In Valard Construction Ltd. v. Bird Construction Co., released Thursday, Canada’s highest court overturned an Alberta court of Appeal ruling, released in 2016, in favour of Bird, a general contractor on a Suncor oilsands construction project in 2009.
One of Bird’s subcontractors – Langford Electric Ltd. – failed to pay Valard (one of Langford’s subcontractors) in full. Langford had a labour and material payment bond, worth nearly $660,000, written by The Guarantee Company of North America, naming Bird as an obligee.
Essentially, The Guarantee was insuring Bird’s risk that Langford would fail to pay one of its contractors. Valard tried to make a claim on that surety bond but failed to provide notice within 120 days of not being paid, as stipulated by the wording of the bond. Valard did not learn of the bond’s existence until about seven months after the 120-day notice period expired. Valard sued Bird, arguing Bird had an obligation to tell Valard that the bond existed, without being prompted to do so. Bird argued it would have told Valard about the bond if Bird had been asked.
An Alberta Court of Queen’s Bench ruling in favour of Bird was initially upheld on appeal but overturned – in the Feb. 15, 2018 ruling – by the Supreme Court of Canada.
The Surety Association of Canada – who members include a number of brokers, claims professionals and insurers – had intervenor status in favour of Bird. The Surety Association of Canada argued that an obligee should not have a duty to notify claimants about the existence of a payment bond, unless it is asked.
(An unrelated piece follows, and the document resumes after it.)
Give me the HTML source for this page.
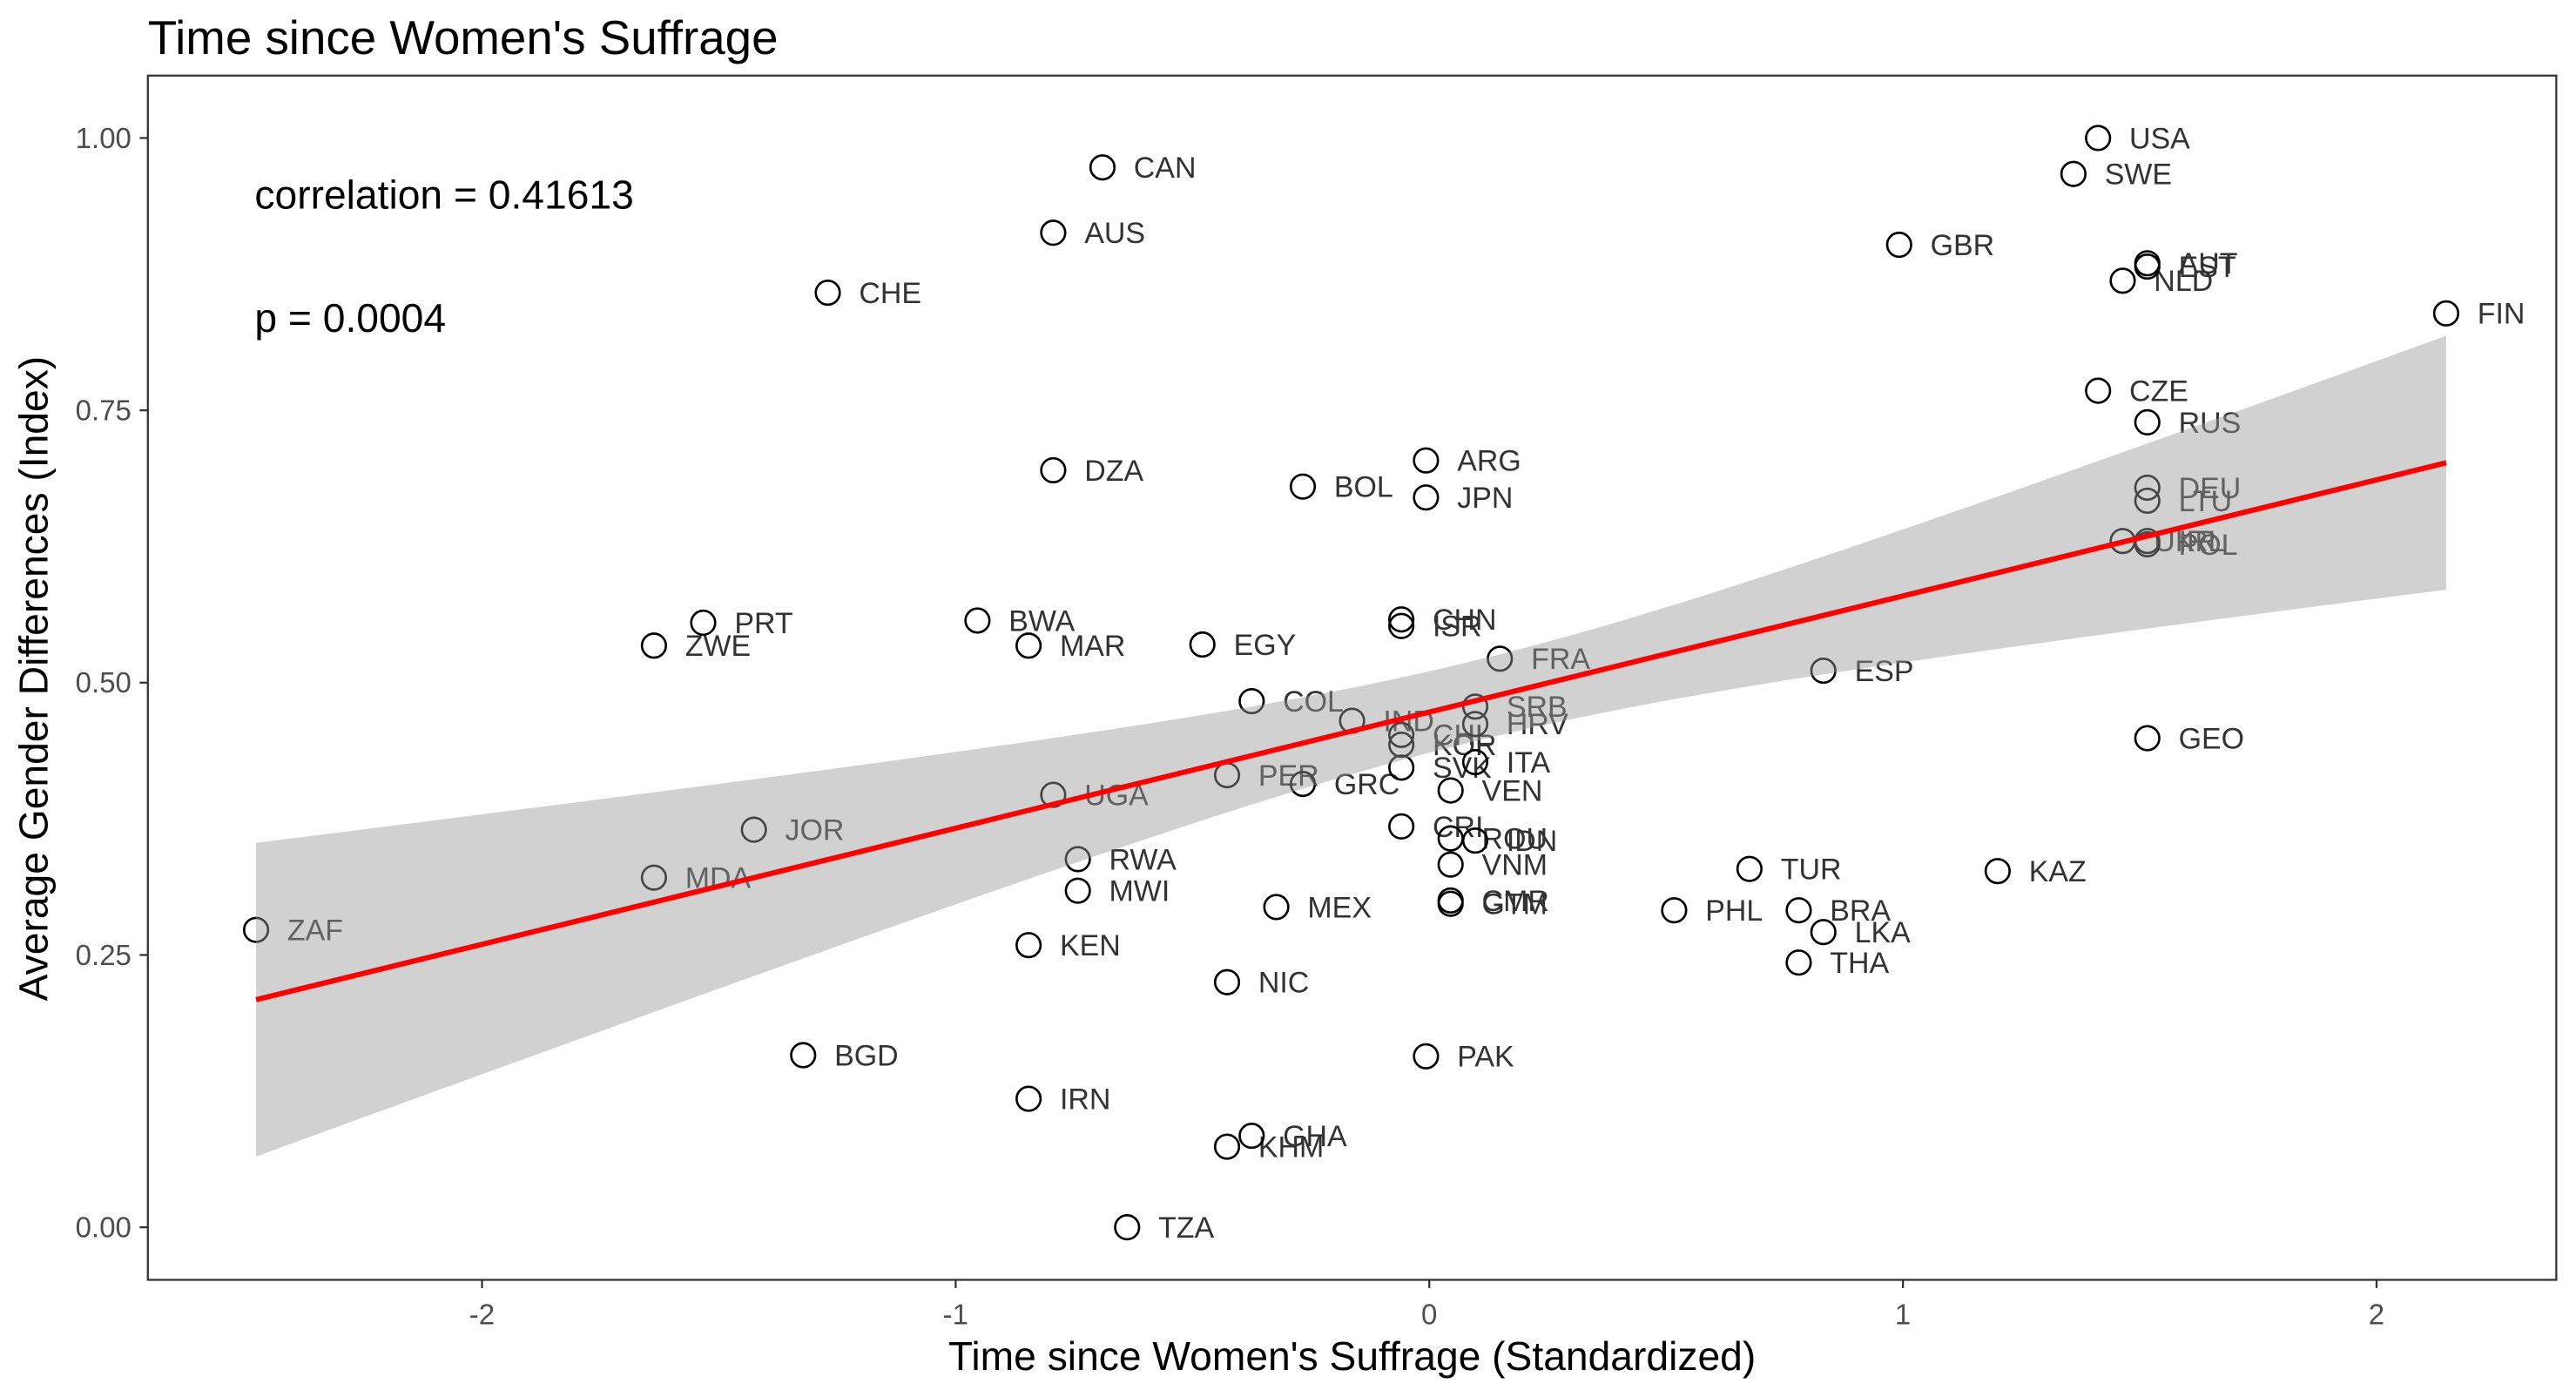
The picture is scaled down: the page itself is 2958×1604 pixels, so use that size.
<!DOCTYPE html>
<html><head><meta charset="utf-8"><style>
html,body{margin:0;padding:0;background:#fff;}
svg{display:block;font-family:"Liberation Sans",Arial,sans-serif;}
</style></head><body>
<svg id="chart" width="2958" height="1604" viewBox="0 0 1568 850.3" preserveAspectRatio="none" xmlns="http://www.w3.org/2000/svg">
<rect x="0" y="0" width="1568" height="851" fill="#fff"/>
<text x="90" y="33" font-size="29" fill="#000">Time since Women's Suffrage</text>
<rect x="90" y="46" width="1466" height="733" fill="#fff" stroke="#333" stroke-width="1.2"/>
<g id="points"></g>
<g id="ribbon"></g>
<g id="fitline"></g>
<g id="axes"></g>
<text x="155" y="127" font-size="24.5" fill="#000">correlation = 0.41613</text>
<text x="155" y="202" font-size="24.5" fill="#000">p = 0.0004</text>
<text x="823" y="834" font-size="24.5" text-anchor="middle" fill="#000">Time since Women's Suffrage (Standardized)</text>
<text transform="translate(29,413) rotate(-90)" font-size="24.5" text-anchor="middle" fill="#000">Average Gender Differences (Index)</text>
</svg>
<script>
const countries = ["ZAF","MDA","ZWE","PRT","JOR","BGD","CHE","BWA","MAR","KEN","IRN","AUS","DZA","UGA","RWA","MWI","TZA","CAN","EGY","PER","NIC","KHM","COL","GHA","MEX","BOL","GRC","IND","CHN","ISR","CHL","KOR","SVK","CRI","ARG","JPN","PAK","VEN","ROU","VNM","CMR","GTM","SRB","HRV","ITA","IDN","FRA","PHL","TUR","BRA","THA","LKA","ESP","GBR","KAZ","USA","SWE","CZE","NLD","AUT","EST","RUS","DEU","LTU","UKR","IRL","POL","GEO","FIN"];
const xValues = [-2.477,-1.637,-1.637,-1.533,-1.426,-1.322,-1.27,-0.954,-0.846,-0.846,-0.846,-0.794,-0.794,-0.794,-0.742,-0.742,-0.638,-0.69,-0.479,-0.427,-0.427,-0.427,-0.375,-0.375,-0.323,-0.267,-0.267,-0.163,-0.059,-0.059,-0.059,-0.059,-0.059,-0.059,-0.007,-0.007,-0.007,0.045,0.045,0.045,0.045,0.045,0.097,0.097,0.097,0.097,0.149,0.517,0.676,0.78,0.78,0.832,0.832,0.992,1.2,1.412,1.36,1.412,1.464,1.516,1.516,1.516,1.516,1.516,1.464,1.516,1.516,1.516,2.147];
const yValues = [0.273,0.321,0.534,0.555,0.365,0.158,0.858,0.557,0.534,0.259,0.118,0.913,0.695,0.397,0.338,0.309,0.000,0.973,0.535,0.415,0.225,0.074,0.483,0.084,0.294,0.680,0.407,0.465,0.558,0.552,0.452,0.443,0.422,0.368,0.704,0.670,0.157,0.401,0.357,0.333,0.300,0.297,0.478,0.462,0.427,0.355,0.522,0.291,0.329,0.291,0.243,0.271,0.511,0.902,0.327,1.000,0.967,0.768,0.869,0.885,0.882,0.739,0.679,0.667,0.630,0.630,0.627,0.449,0.839];
const fitParams = [0.473, 0.1066];        // intercept, slope
const ribbonParams = [0.1, 0.037, 0.054]; // center x, min half-width, spread
const xRange = [-2.477, 2.147];
const xTicks = [-2, -1, 0, 1, 2];
const xTickLabels = ["-2","-1","0","1","2"];
const yTicks = [0, 0.25, 0.5, 0.75, 1];
const yTickLabels = ["0.00","0.25","0.50","0.75","1.00"];

const NS = "http://www.w3.org/2000/svg";
const X = v => 870 + 288.3 * v;
const Y = v => 747 - 663 * v;
function mk(tag, attrs, parent){const e=document.createElementNS(NS,tag);for(const k in attrs)e.setAttribute(k,attrs[k]);parent.appendChild(e);return e;}

const gp = document.getElementById("points");
for (let i=0;i<countries.length;i++){
  const g = mk("g",{},gp);
  
  
  mk("circle",{cx:X(xValues[i]),cy:Y(yValues[i]),r:7.3,fill:"none",stroke:"#000","stroke-width":1.4},g);
  const t = mk("text",{x:X(xValues[i])+19,y:Y(yValues[i])+6.3,"font-size":18,fill:"#333"},g);
  t.textContent = countries[i];
}

const fit = v => fitParams[0] + fitParams[1]*v;
const hw = v => Math.sqrt(ribbonParams[1]**2 + (ribbonParams[2]*(v-ribbonParams[0]))**2);
let up=[], lo=[];
for (let k=0;k<=80;k++){
  const v = xRange[0] + (xRange[1]-xRange[0])*k/80;
  up.push(X(v).toFixed(2)+","+Y(fit(v)+hw(v)).toFixed(2));
  lo.push(X(v).toFixed(2)+","+Y(fit(v)-hw(v)).toFixed(2));
}
const rib = mk("polygon",{points:up.concat(lo.reverse()).join(" "),fill:"#999","fill-opacity":0.45,stroke:"none"},document.getElementById("ribbon"));


const ln = mk("line",{x1:X(xRange[0]),y1:Y(fit(xRange[0])),x2:X(xRange[1]),y2:Y(fit(xRange[1])),stroke:"#ff0000","stroke-width":3.2},document.getElementById("fitline"));



const ga = document.getElementById("axes");
xTicks.forEach((v,i)=>{
  const l = mk("line",{x1:X(v),y1:779,x2:X(v),y2:784,stroke:"#333","stroke-width":1.2},ga);
  
  
  const t = mk("text",{x:X(v),y:806,"font-size":17.5,"text-anchor":"middle",fill:"#4d4d4d"},ga);
  
  
  t.textContent = xTickLabels[i];
});
yTicks.forEach((v,i)=>{
  const l = mk("line",{x1:85,y1:Y(v),x2:90,y2:Y(v),stroke:"#333","stroke-width":1.2},ga);
  
  
  const t = mk("text",{x:80,y:Y(v)+6,"font-size":17.5,"text-anchor":"end",fill:"#4d4d4d"},ga);
  
  
  t.textContent = yTickLabels[i];
});
</script>
</body></html>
A payment bond “in a sense protects subcontractors because it assures that they will be paid,” but claimants do not pay premiums for payment bonds and ultimately the obligee is the “intended beneficiary,” SAC contended.
Making general contractors legally obligated to tell all potential claimants that a payment bond exists could discourage them “from requiring a payment bond on construction projects in order to avoid a potential liability arising from the duty to notify,” lawyers for SAC argued. “A reduction in the use of payment bonds would consequently reduce the possible recoveries by unpaid claimants.
The Supreme Court of Canada had a different take.
“Labour and material payment bonds serve the purpose of protecting owners and general contractors such as Bird from the risk of work stoppages, liens and litigation over payment,” Justice Russell Brown wrote on behalf of the majority. “For that purpose to be properly realized, however, a beneficiary such as Valard must be capable of enforcing the bond by claiming against the surety to recover for unpaid invoices. Put another way, where a beneficiary is unaware of its right to claim under the bond within the notice period, the bond’s trustee is susceptible to the very risks which Bird says the bond was intended to avoid.”
Concurring with Justice Brown were Justices Rosalie Silberman Abella, Michael Moldaver, Malcolm Rowe and Beverly McLachlin (Chief Justice of Canada at the time that Valard’s appeal was heard). Justice Suzanne Côté wrote separate concurring reasons while Justice Andromache Karakatsanis dissented.